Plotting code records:

———

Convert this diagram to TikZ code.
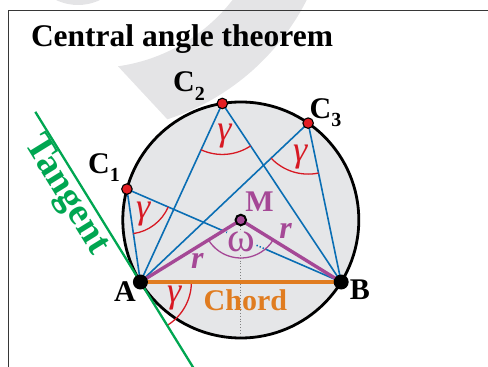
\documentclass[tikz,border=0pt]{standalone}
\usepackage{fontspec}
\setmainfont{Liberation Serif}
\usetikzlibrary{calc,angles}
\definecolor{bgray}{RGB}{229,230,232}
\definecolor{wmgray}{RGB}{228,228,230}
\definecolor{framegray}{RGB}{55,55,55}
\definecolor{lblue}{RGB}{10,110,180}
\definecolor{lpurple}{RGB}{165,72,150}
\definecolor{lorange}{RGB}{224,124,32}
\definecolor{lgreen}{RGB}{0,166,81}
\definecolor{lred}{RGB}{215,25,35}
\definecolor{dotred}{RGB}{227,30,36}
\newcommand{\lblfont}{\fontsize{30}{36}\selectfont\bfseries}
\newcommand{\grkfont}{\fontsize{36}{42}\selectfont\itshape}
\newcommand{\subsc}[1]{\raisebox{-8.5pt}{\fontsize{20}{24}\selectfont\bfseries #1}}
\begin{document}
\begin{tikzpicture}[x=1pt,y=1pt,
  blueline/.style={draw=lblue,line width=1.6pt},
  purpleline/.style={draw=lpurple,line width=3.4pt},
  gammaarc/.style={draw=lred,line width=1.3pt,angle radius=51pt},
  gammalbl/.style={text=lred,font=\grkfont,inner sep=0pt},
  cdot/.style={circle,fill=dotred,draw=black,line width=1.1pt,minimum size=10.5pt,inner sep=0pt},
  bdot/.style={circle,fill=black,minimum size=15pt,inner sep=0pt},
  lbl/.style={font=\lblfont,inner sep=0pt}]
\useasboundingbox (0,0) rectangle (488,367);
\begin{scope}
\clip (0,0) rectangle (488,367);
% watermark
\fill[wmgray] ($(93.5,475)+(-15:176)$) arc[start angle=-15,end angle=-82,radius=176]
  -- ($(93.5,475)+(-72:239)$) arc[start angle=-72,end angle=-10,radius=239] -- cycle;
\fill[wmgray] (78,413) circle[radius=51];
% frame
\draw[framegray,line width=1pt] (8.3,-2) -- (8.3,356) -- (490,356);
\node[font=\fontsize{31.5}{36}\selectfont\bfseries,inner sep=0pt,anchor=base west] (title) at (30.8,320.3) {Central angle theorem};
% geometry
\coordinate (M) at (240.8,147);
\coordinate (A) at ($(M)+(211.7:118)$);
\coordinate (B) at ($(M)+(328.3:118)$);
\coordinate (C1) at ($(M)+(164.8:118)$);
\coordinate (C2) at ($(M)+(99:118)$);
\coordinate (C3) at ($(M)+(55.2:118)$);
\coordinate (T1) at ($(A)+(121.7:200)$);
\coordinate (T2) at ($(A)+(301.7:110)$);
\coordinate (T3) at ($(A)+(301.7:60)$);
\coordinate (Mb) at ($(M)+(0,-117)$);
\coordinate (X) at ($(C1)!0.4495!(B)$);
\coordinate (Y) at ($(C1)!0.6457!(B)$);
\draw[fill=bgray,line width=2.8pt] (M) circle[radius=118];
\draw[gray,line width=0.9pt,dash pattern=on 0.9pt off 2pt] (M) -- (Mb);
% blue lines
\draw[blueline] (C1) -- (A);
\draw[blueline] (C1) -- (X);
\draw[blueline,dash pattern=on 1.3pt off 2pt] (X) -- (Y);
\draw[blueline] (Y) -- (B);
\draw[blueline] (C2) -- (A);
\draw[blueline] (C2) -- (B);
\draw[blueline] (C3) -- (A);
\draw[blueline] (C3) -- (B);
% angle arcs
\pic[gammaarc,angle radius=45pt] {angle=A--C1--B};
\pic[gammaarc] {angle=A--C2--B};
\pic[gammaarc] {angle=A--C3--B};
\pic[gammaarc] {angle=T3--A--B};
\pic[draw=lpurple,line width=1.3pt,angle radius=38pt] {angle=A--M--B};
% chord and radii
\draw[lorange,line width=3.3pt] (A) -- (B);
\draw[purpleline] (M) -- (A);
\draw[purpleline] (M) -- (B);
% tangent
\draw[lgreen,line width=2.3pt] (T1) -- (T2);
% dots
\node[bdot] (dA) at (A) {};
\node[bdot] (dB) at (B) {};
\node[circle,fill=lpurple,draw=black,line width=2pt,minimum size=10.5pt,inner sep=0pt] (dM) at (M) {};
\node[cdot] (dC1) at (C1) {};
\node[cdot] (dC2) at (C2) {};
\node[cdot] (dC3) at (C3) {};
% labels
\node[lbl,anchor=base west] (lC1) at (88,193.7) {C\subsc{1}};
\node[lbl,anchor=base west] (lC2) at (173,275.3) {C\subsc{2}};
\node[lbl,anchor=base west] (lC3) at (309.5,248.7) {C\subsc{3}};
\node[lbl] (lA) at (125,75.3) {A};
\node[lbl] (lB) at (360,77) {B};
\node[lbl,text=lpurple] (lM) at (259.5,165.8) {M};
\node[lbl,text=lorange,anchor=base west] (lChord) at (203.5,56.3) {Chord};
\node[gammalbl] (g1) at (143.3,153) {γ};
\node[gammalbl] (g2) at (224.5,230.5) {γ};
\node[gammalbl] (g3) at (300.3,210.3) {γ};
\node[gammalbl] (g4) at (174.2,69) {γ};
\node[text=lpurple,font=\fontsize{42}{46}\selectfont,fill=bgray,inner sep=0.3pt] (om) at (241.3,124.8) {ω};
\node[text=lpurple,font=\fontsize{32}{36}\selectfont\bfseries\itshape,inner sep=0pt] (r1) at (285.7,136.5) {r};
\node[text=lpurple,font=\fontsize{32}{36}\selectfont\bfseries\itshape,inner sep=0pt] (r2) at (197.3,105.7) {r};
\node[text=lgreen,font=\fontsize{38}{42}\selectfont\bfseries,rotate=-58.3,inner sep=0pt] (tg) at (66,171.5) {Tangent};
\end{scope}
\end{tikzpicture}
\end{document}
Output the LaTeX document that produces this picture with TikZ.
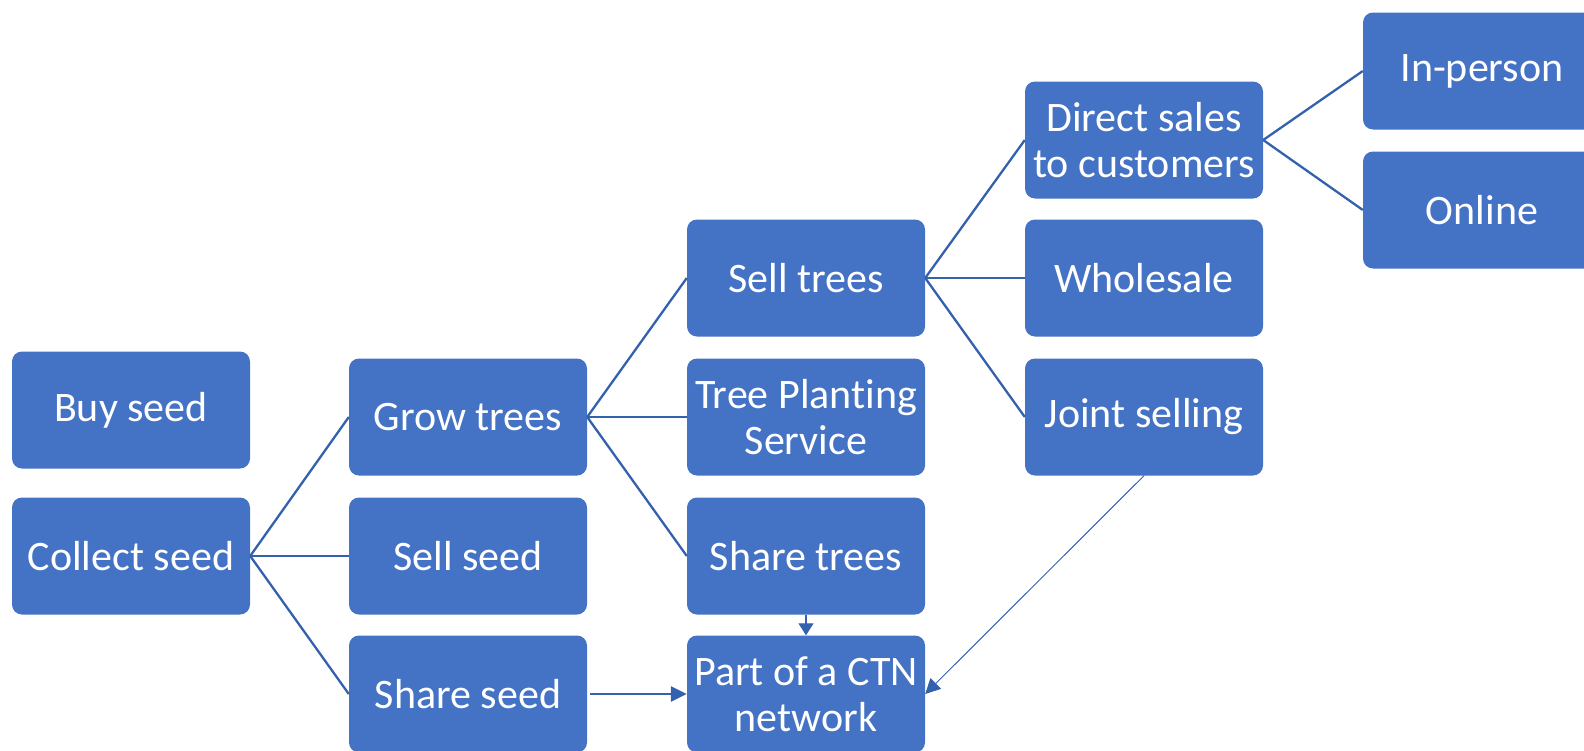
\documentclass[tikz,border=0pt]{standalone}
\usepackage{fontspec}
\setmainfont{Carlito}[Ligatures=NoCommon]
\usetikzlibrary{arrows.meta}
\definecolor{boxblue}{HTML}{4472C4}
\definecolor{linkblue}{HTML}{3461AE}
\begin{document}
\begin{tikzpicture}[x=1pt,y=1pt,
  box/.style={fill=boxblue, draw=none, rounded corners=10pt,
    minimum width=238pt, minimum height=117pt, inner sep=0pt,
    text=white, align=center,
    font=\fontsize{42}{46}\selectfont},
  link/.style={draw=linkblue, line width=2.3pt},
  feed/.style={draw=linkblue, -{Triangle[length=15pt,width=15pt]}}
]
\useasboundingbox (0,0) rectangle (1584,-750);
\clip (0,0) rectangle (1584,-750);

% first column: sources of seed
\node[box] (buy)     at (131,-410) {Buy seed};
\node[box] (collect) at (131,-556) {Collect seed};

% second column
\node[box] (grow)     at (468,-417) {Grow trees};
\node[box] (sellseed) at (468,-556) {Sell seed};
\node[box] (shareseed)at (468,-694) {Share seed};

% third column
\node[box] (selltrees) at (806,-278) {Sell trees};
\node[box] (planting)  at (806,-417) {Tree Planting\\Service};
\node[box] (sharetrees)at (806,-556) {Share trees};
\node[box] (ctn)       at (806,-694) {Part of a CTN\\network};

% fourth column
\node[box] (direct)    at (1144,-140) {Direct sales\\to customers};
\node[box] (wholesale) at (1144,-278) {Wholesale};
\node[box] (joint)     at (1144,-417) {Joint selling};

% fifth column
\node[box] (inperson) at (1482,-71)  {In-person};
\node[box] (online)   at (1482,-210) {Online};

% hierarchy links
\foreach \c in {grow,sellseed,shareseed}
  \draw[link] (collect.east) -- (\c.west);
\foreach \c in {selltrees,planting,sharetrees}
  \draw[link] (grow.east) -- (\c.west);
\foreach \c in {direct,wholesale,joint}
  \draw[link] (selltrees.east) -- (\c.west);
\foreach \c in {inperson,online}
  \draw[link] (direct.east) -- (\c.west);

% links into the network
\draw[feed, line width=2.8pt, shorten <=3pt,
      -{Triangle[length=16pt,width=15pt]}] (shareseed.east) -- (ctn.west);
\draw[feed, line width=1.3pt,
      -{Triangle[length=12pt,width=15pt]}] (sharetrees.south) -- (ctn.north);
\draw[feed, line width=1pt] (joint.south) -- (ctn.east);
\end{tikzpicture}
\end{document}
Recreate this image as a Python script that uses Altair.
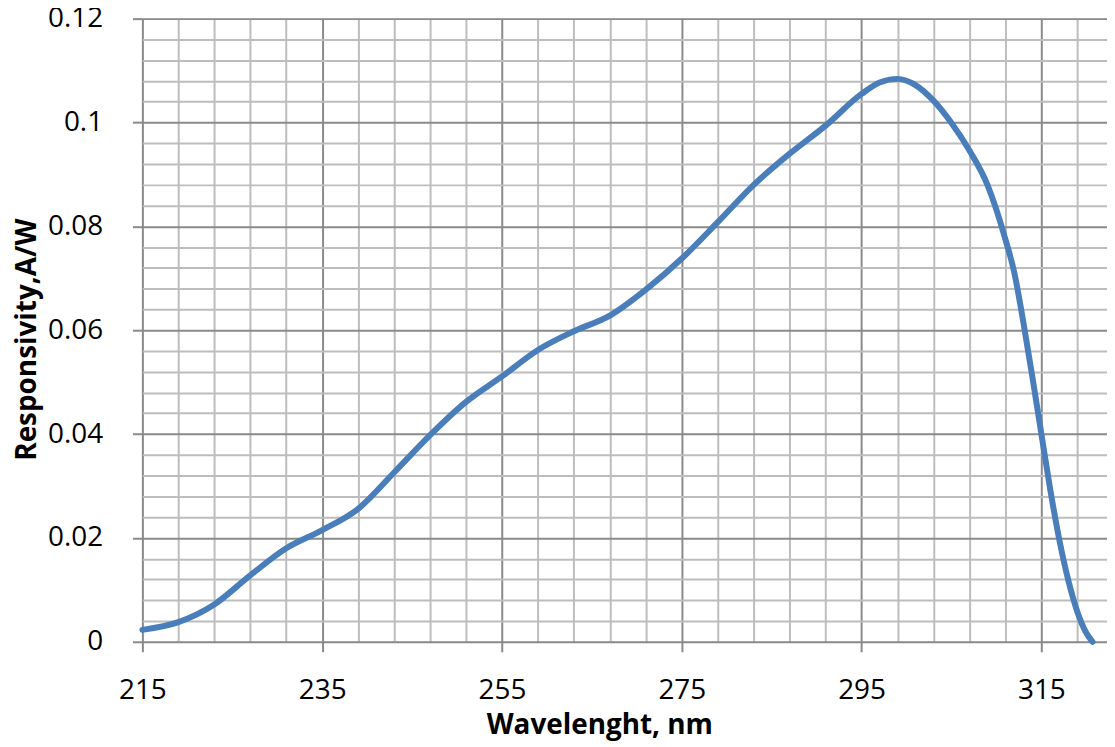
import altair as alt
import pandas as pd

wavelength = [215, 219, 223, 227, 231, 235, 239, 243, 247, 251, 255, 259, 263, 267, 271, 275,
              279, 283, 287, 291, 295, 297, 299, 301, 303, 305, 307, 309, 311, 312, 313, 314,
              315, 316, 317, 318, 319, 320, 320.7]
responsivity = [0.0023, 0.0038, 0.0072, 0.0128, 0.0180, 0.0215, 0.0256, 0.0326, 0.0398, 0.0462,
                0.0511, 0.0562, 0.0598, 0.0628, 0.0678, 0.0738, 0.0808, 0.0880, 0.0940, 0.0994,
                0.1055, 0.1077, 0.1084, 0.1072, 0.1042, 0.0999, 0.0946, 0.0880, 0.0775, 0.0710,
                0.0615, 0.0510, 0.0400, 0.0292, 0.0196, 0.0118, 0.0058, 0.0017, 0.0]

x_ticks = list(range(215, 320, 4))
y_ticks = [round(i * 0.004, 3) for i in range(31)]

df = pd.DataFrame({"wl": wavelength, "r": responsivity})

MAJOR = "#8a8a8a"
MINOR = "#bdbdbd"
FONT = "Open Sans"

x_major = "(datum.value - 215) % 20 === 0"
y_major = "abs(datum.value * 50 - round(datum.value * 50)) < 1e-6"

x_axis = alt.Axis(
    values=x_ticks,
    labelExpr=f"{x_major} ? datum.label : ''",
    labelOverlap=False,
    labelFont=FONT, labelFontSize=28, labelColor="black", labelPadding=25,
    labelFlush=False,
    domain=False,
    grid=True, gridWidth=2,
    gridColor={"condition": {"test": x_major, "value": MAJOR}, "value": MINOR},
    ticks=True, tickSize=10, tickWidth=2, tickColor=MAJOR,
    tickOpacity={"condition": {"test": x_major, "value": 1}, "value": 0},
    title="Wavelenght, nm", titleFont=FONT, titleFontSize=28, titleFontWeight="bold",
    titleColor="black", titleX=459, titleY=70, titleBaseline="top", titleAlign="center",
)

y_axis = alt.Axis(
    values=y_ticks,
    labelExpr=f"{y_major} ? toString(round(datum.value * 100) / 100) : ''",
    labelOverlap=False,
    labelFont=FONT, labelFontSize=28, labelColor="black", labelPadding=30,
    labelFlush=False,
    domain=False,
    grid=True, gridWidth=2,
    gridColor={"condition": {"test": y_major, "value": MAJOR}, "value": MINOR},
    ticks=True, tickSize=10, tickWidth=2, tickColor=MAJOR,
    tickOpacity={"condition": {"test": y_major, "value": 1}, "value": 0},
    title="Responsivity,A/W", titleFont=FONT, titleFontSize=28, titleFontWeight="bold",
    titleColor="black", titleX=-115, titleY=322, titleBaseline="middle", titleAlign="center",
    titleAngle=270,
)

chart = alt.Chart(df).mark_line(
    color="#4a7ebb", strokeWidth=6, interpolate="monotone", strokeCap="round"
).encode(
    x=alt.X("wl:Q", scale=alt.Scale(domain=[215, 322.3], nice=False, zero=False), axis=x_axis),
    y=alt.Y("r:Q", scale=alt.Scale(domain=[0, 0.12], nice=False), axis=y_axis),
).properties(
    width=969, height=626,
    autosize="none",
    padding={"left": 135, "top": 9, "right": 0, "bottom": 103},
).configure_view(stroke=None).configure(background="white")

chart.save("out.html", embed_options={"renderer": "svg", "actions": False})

———

### WHAT IS NEEDED
Give only the number of lines in the entries that contain "this".

### TASK RESPONSE
3